[Items listed in a dataset]
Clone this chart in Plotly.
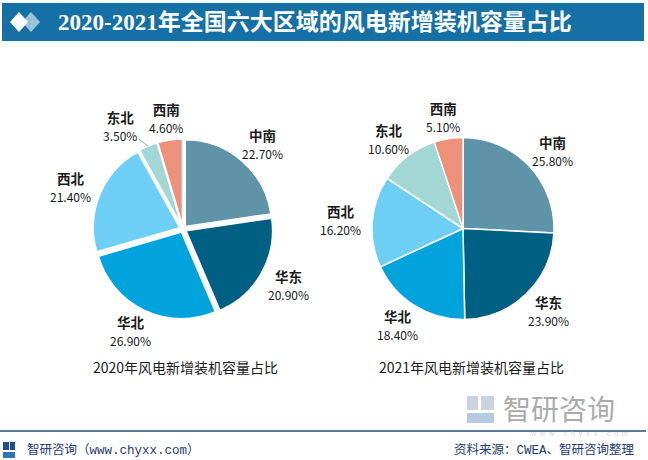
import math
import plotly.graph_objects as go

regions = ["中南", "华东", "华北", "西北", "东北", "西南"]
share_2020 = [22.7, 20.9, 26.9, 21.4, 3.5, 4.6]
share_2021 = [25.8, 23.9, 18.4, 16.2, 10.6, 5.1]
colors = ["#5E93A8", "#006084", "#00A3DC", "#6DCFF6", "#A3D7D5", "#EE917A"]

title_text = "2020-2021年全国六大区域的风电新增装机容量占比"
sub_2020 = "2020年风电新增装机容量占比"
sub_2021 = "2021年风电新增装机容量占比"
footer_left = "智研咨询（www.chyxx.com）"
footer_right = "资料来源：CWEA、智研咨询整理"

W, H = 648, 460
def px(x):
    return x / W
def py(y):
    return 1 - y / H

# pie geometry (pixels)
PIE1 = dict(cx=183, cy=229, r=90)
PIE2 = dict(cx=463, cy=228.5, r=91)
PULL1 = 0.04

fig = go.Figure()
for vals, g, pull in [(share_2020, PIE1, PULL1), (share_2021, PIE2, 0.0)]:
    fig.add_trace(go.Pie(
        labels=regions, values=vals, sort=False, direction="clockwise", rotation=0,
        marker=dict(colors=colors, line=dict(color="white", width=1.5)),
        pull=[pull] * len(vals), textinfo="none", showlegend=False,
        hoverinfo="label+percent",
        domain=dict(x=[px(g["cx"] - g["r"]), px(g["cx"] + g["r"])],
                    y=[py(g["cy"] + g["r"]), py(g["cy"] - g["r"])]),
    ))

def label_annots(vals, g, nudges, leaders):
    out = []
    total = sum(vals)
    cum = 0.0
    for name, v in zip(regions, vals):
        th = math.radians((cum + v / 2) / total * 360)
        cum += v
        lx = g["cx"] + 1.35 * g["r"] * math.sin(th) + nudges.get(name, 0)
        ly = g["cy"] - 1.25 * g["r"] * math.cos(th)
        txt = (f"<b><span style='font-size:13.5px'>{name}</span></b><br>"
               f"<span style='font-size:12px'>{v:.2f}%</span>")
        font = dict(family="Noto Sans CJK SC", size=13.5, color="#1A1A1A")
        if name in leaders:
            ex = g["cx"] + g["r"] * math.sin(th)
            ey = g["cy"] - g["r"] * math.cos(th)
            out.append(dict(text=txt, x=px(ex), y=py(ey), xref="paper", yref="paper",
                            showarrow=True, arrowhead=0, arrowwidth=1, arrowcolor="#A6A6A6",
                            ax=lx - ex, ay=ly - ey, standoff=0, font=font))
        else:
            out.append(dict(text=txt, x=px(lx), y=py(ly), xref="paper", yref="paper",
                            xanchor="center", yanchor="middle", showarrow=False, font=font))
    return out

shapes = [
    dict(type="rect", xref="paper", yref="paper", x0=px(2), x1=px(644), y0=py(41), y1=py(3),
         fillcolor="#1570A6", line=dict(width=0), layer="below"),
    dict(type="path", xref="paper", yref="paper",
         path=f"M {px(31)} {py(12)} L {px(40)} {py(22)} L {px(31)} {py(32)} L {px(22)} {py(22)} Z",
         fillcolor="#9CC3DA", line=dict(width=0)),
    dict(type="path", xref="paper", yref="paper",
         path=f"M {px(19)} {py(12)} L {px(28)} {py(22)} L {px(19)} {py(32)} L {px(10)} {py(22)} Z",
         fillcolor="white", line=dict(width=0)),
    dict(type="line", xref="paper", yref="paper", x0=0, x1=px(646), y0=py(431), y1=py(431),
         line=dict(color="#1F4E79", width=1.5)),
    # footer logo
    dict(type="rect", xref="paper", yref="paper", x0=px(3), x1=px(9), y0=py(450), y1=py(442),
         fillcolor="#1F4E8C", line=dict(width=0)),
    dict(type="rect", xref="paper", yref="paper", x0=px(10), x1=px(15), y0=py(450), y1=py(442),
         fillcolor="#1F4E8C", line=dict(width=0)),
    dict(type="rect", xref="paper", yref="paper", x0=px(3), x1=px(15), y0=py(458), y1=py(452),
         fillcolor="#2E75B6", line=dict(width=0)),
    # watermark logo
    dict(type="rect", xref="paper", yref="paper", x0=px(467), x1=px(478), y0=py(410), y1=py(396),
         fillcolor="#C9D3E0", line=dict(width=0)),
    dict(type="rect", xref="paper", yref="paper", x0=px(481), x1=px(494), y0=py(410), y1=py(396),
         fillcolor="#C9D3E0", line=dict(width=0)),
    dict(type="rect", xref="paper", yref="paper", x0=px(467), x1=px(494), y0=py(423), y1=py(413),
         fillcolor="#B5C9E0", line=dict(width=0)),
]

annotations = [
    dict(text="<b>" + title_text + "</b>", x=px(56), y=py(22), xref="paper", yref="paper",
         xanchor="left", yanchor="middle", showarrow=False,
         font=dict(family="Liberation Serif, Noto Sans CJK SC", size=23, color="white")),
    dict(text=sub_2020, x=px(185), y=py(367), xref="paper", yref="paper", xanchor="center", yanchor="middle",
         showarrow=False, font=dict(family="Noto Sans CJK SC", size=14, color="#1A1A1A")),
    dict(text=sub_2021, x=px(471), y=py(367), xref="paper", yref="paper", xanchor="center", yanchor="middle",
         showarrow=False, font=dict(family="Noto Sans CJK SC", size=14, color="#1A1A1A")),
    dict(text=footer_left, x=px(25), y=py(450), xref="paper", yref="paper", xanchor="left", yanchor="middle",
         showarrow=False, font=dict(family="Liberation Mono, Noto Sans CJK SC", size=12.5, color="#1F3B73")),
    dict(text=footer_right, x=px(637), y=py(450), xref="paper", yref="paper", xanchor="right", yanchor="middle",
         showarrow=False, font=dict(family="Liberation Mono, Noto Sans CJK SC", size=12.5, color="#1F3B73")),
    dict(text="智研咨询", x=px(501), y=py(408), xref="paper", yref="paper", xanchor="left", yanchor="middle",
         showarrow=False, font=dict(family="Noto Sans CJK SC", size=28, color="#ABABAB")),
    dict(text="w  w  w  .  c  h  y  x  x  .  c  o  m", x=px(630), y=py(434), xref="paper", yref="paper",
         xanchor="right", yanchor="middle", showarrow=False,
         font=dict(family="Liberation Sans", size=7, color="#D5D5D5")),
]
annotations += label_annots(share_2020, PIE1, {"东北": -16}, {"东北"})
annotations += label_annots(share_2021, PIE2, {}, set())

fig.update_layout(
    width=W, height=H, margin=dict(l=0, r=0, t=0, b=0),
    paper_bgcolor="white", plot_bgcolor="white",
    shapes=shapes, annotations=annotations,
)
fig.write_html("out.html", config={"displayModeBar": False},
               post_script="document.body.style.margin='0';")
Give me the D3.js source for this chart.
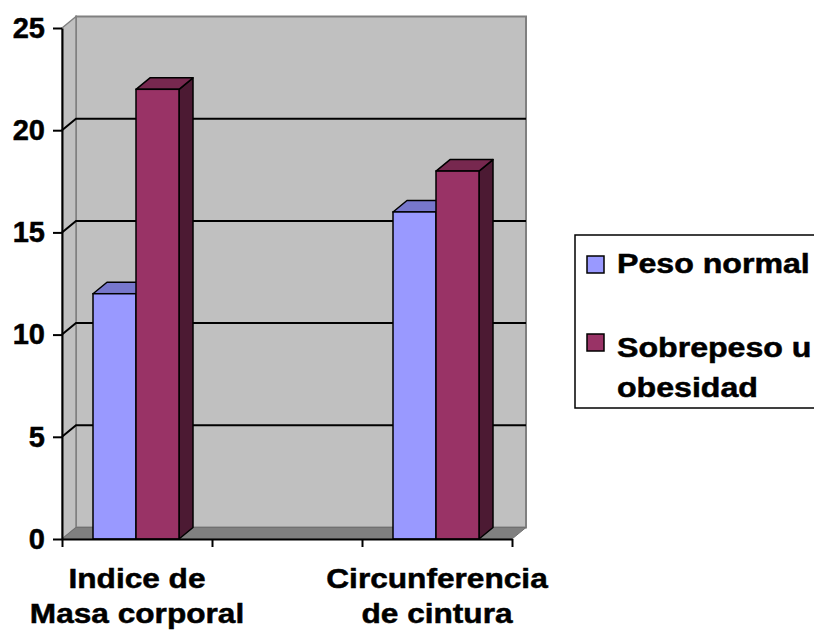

◆ **Challenge**
Gather all lines from the listing above in which "this" occurs.

◆ **Written response**
Clone this chart in Plotly.
Give me the D3.js source for this chart.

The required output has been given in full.